Même si ce dictionnaire est bien vite surclassé par les 40 000 entrées du dictionnaire de FURETIÈRE, son succès se maintiendra et sera confirmé par les nombreuses versions et rééditions qui se succèderont à un rythme soutenu. Si le titre de l’ouvrage lui-même est peu à peu modifié, il devient pour la postérité le Richelet. L’édition de 1759 ici présentée, intitulée Dictionnaire de la langue françoise ancienne et moderne, est l’œuvre de l’abbé Claude-Pierre GOUJET. Cet érudit élargit le champ lexical de près de 10 000 mots supplémentaires, en particulier dans les domaines de la médecine, du commerce, de la marine et de l’art militaire. Cette nouvelle version a pu bénéficier des nombreuses augmentations et corrections contenues dans les rééditions antérieures, comme celle de1709 dirigée par Jean-Claude FABRE de l’ORATOIRE comprenant déjà plus de 6 000 définitions supplémentaires, et celle de 1728 dirigée par Pierre AUBERT qui a rajouté des définitions concernant l’histoire, la critique et le droit.

Si on parle toujours du dictionnaire de RICHELET, on est désormais loin de la version originale. La préface du dictionnaire ici présenté précise que « nous avons retranché sans ménagement toutes ces obscénités… répandues dans les premières éditions de son livre & dont les éditeurs postérieurs avoient encore épargné une partie ». Il est avéré qu’en effet RICHELET avait inséré dans son dictionnaire quelques saillies envers plusieurs écrivains, comme AMELOT de LA HOUSSAYE et VARILLAS, qui sont supprimées sans états d’âme.

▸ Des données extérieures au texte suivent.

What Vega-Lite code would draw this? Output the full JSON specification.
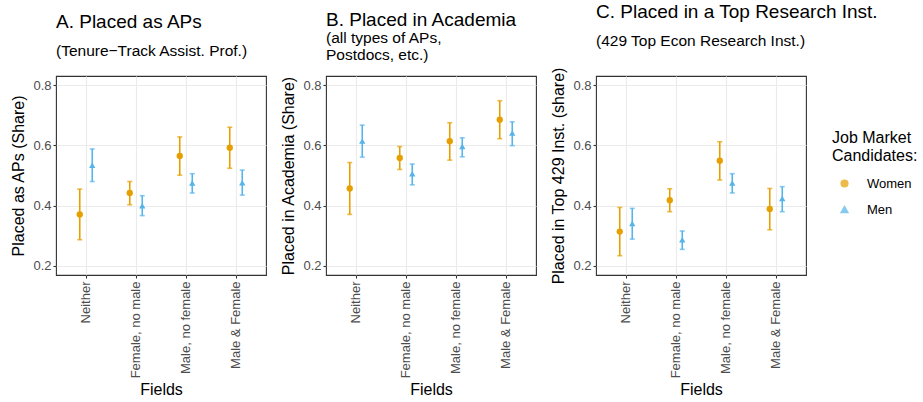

Dans le même ordre d’idées, la suppression d’exemples « qui pouvoient inspirer quelque idée ou quelque maxime dangereuse » fait sans doute écho à la version de FABRE de l’ORATOIRE qui avait introduit des éléments jansénistes dans le dictionnaire.

L’équivalent latin est indiqué entre crochets. L’étymologie et la prononciation sont souvent précisées. Enfin l’orthographe d’origine des termes définis, qualifiée ici de “vicieuse” car datée et désormais considérée comme incorrecte, est conservée, mais l’orthographe courante est indiquée entre parenthèses.